Я смотрю на нее и попросту не знаю, что говорить.
– Ой, Данька… Что с твоими глазами? Воспаленные… Господи… Что-то не так? Почему ты не в родзале? Даня?
– Марина родила.
– Как? Уже? – восклицает и сходу в слезы.
А я ведь еще ничего не сказал. Это радость, понимаю я.
– Были проблемы. Кесарили экстренно, – выдаю сдержанно, в надежде обмануть своим спокойствием и не дать ей лишний повод для тревоги. – Дочка в порядке. А Маринка… – тут мой голос срывается. Видимость замыливается, но я вижу, как мама Таня вздрагивает, и Артем Владимирович бросается ее обнимать. – Открылось сильное кровотечение. Долго не могли остановить. Делали переливание. Сейчас Марина в реанимации. Состояние тяжелое. Но я уверен, что она справится.

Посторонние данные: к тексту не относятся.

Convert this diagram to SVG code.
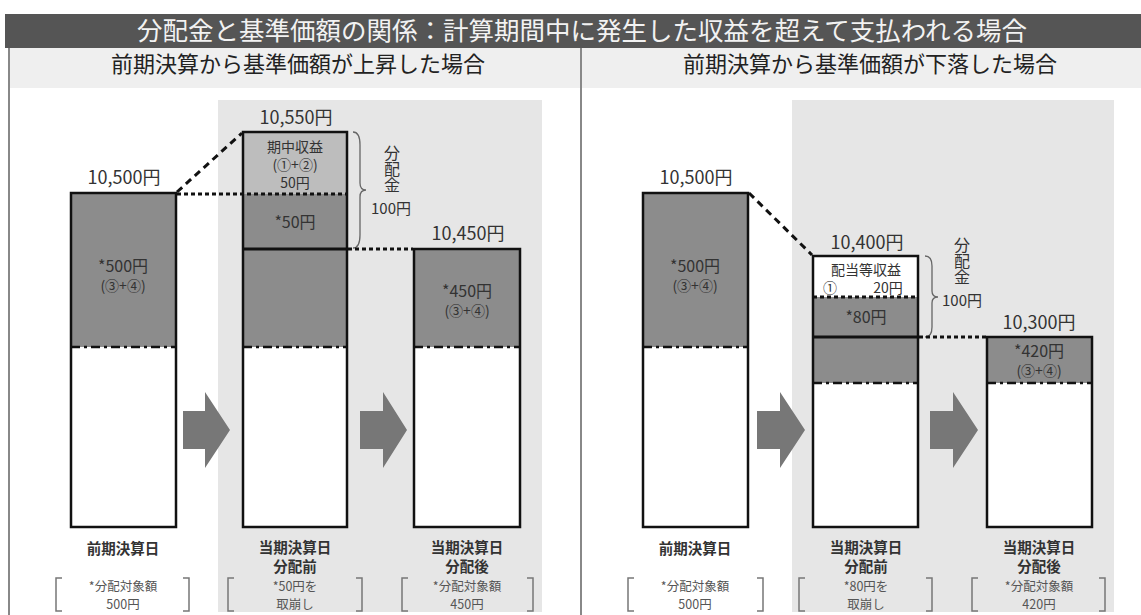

Ничего больше им объяснить не успеваю. Появляется та самая медсестра, чтобы провести меня к дочери. Должен признаться, в тот момент не понимаю: хочу ли я этого. Но делаю то, что должен. Иду за ней, а ступив в послеродовую палату, с порога вижу тихонько вошкающегося в стеклянной люльке младенца, и осознаю, что ничего не ощущаю. Слишком много испытал перед этим. Эмоций не осталось.
Наперед стыдно перед малышкой. Она ведь наверняка все чувствует. А я настолько измотан, что попросту не способен выказать должных эмоций. Не могу принять ее.